Typically there are two approaches to such tasks. For simplicity, let us consider a game with an integer amount of "health" for the player.
The first is to manipulate the process memory while the program is running. This is good for finding known values. When you have 100 health in a game, search the memory space for 100 (most likely as an integer) and record every location it is found. Then when your health changes to 99, cross-search those same locations to see which have changed appropriately. Continue until you have narrowed down the precise location(s) of the health variable. In most modern games what you will actually find is a dynamically allocated memory address that is part of a struct. That struct will be referenced by a pointer within the program, you then have to search within the program memory for values that may be a pointer to the space near the health variable, and repeat the narrowing-down process over multiple game runs to establish the position of the pointer to the data that you want. This is the method most useful for classic PC and console games, particularly any game where the memory space is small and easy to manipulate.

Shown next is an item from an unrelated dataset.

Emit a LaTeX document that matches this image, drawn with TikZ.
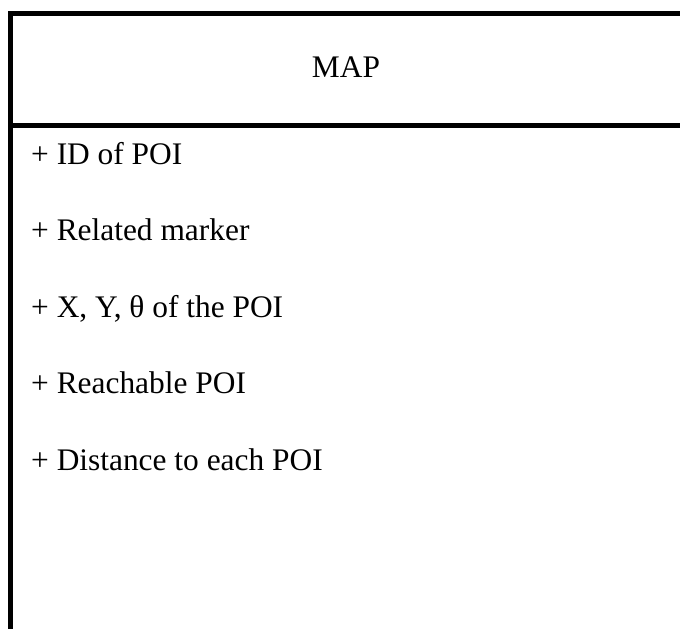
\documentclass[tikz,border=0pt]{standalone}
\usepackage{fontspec}
\setmainfont{Liberation Serif}
\begin{document}
\begin{tikzpicture}[x=1pt,y=1pt,
  frame/.style={line width=5pt,line join=miter},
  title/.style={inner sep=0pt,anchor=base,font=\fontsize{31.4}{36}\selectfont},
  attr/.style={inner sep=0pt,anchor=base west,font=\fontsize{31.4}{36}\selectfont}]
  \useasboundingbox (0,0) rectangle (680,-629);
  \clip (0,0) rectangle (680,-629);
  % class box: open at the bottom and right (runs off the page)
  \coordinate (bl) at (10.5,-640);
  \coordinate (tl) at (10.5,-13);
  \coordinate (tr) at (690,-13);
  \coordinate (hl) at (10.5,-125.5);
  \coordinate (hr) at (690,-125.5);
  \draw[frame] (bl) -- (tl) -- (tr);
  \draw[frame] (hl) -- (hr);
  % class name
  \node[title] (name) at (346,-77) {MAP};
  % attributes
  \node[attr] (a1) at (31,-164) {+ ID of POI};
  \node[attr] (a2) at (31,-240) {+ Related marker};
  \node[attr] (a3) at (31,-317) {+ X, Y, θ of the POI};
  \node[attr] (a4) at (31,-393) {+ Reachable POI};
  \node[attr] (a5) at (31,-470) {+ Distance to each POI};
\end{tikzpicture}
\end{document}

The second method requires you to disassemble the application binary (I use IDA Pro for this), then locate functions that are known to use the data that you want. For example, say you see "Health: 99" on the screen. Search the binary for the "Health: " string, then find references to that string (you will likely find a call to sprintf or similar) and see what other memory locations those same functions reference, this will usually lead you to the "health" variable or the struct containing it. This is the method most common in more modern games, with massive memory spaces and more advanced programming practices.